В особенности у него были причины беспокоиться насчет доктора Раиса. Фосетт был потрясен, когда КГО в 1914 году вручило доктору золотую медаль за его «выдающийся труд в верховьях Ориноко и на северных притоках Амазонки». Фосетт был глубоко уязвлен тем, что его собственные усилия не получили такого же признания. Затем, в начале 1916 года, он узнал, что Райс готовит новую экспедицию. Судя по информационному сообщению в «Джиографикэл джорнэл», «обладатель нашей медали» доктор Райс намерен был подняться по Амазонке и Риу-Негру с целью «внести дальнейший вклад в наши представления о регионе, прежде уже исследовавшемся им». Зачем доктор возвращается в тот же район? В сообщении не было почти никаких подробностей, за исключением упоминания о том, что доктор Райс строит сорокафутовое моторное судно, способное передвигаться по болотам и везти до семисот галлонов бензина. Оно наверняка стоит целое состояние, но для миллионера это пустяки.
Той же весной, во время жарких боев, Фосетт получил письмо от Королевского географического общества. В нем говорилось, что, признавая его исторические заслуги в картографировании Южной Америки, его также награждают золотой медалью (общество выпустило две золотые медали, равно почетные: Фосетту присвоили медаль Основателя, а доктору Раису — медаль Попечителя). Это была такая же честь, как награды, присужденные исследователям ранга Ливингстона и Бёртона: «мечта всей его жизни», как выразилась Нина. Даже предстоящая экспедиция доктора Раиса и продолжающаяся война не могли притушить восторг Фосетта. Нина, заметившая Келти, что подобные случаи выпадают «лишь раз в жизни», тут же начала планировать вручение медали; оно было назначено на 22 мая. Фосетта отпустили ради этого в увольнение. «Я обладатель этой медали, и я доволен», — заявлял он.
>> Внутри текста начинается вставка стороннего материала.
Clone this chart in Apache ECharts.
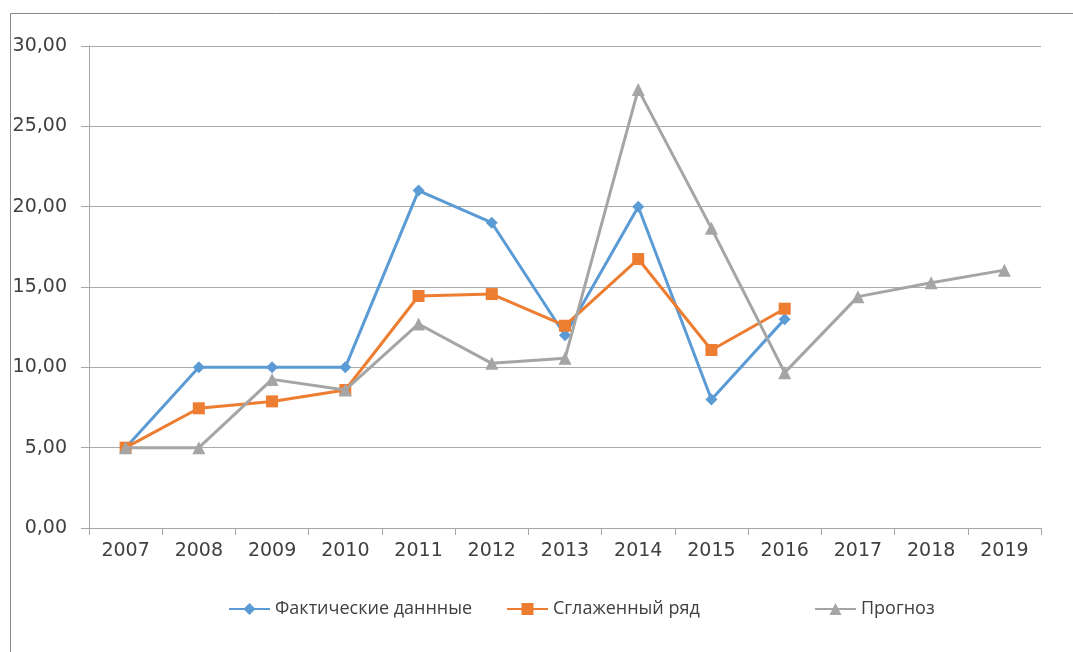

После церемонии он поспешил обратно на фронт: из полученных им приказов явствовало, что британское командование начинает неслыханное наступление с целью положить конец войне. В начале июля 1916 года Фосетт и его бойцы заняли позиции вдоль тихой реки на севере Франции, обеспечивая прикрытие для тысяч британских солдат, вылезавших по лесенкам из грязных окопов и маршировавших на поле боя, сверкая штыками и размахивая руками, точно на параде. С высоты Фосетт, верно, видел немецких стрелков, которым по идее уже полагалось быть уничтоженными за недели артподготовки и бомбардировок. Стрелки появлялись из дыр в земле, поливая наступающих из пулеметов. Британские солдаты падали один за другим. Фосетт пытался прикрыть их огнем, но это оказалось невозможным — защитить солдат, идущих прямо на пули, восемнадцатифунтовые снаряды и огнеметные струи. Никакие силы природы, властвующие в джунглях, не помогли ему подготовиться к этой бойне, задуманной человеком. Клочки писем и фотографий, которые солдаты взяли с собой на поле боя, реяли над их трупами, точно снег. Раненые, вскрикивая, ползли в воронки. Фосетт окрестил это побоище Армагеддоном.
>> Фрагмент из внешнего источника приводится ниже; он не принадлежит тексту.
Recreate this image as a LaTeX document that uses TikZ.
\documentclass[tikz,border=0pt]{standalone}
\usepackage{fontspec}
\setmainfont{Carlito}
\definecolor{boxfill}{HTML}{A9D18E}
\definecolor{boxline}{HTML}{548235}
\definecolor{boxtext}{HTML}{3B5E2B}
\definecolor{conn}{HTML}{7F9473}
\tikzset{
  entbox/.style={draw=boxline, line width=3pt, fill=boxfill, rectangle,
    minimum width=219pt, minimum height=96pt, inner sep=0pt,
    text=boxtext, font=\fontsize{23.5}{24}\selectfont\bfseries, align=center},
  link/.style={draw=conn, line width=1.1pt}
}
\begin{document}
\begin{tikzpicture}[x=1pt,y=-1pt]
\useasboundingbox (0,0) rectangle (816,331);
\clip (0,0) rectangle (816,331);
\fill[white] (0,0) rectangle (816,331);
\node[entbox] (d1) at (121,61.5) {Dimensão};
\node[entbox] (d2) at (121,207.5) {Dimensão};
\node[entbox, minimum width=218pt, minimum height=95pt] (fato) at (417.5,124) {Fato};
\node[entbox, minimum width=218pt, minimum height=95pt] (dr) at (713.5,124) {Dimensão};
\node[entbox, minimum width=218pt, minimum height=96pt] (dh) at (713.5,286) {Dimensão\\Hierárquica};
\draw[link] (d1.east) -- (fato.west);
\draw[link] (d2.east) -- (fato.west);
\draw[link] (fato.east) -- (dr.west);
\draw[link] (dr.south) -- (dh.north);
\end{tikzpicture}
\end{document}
Это была знаменитая битва при Сомме: немцы, также понесшие огромные потери, в письмах домой называли ее «кровавой баней». В первый день наступления погибли около двадцати тысяч британских солдат, почти сорок тысяч были ранены. История британской армии не знала такого количества жертв, и многие на Западе начали считать «дикарями» именно европейцев, а не каких-то туземцев из джунглей. Фосетт, цитируя одного из своих спутников, писал, что каннибализм, по крайней мере, «дает разумный мотив для убийства человека, чего вы не можете сказать о цивилизованном способе ведения войн».
Когда Эрнест Шеклтон, почти полтора года пешком бродивший по Антарктиде, высадился в 1916 году на острове Южная Георгия, он сразу же спросил: «Скажите, а когда кончилась война?» Ему ответили: «Война не кончилась… Европа сошла с ума. Весь мир сошел с ума».
Противостояние все тянулось, и Фосетт часто оказывался на передовой, среди живых трупов. В воздухе пахло кровью и дымом. Окопы превратились в болота, состоявшие из мочи, экскрементов, костей, вшей, червей, крыс. Дождь размывал их стенки, в грязной жиже иногда тонули люди. Однажды кто-то из солдат стал медленно погружаться в яму, наполненную грязью, и никто не мог дотянуться до него и помочь выбраться. Фосетт, всегда находивший для себя прибежище в мире природы, больше не узнавал ее среди разрушенных бомбами деревень, деревьев, лишенных листвы, воронок и высушенных солнцем скелетов. В своем дневнике Лайн писал: «Сам Данте никогда не отправил бы грешные души в столь жуткое чистилище».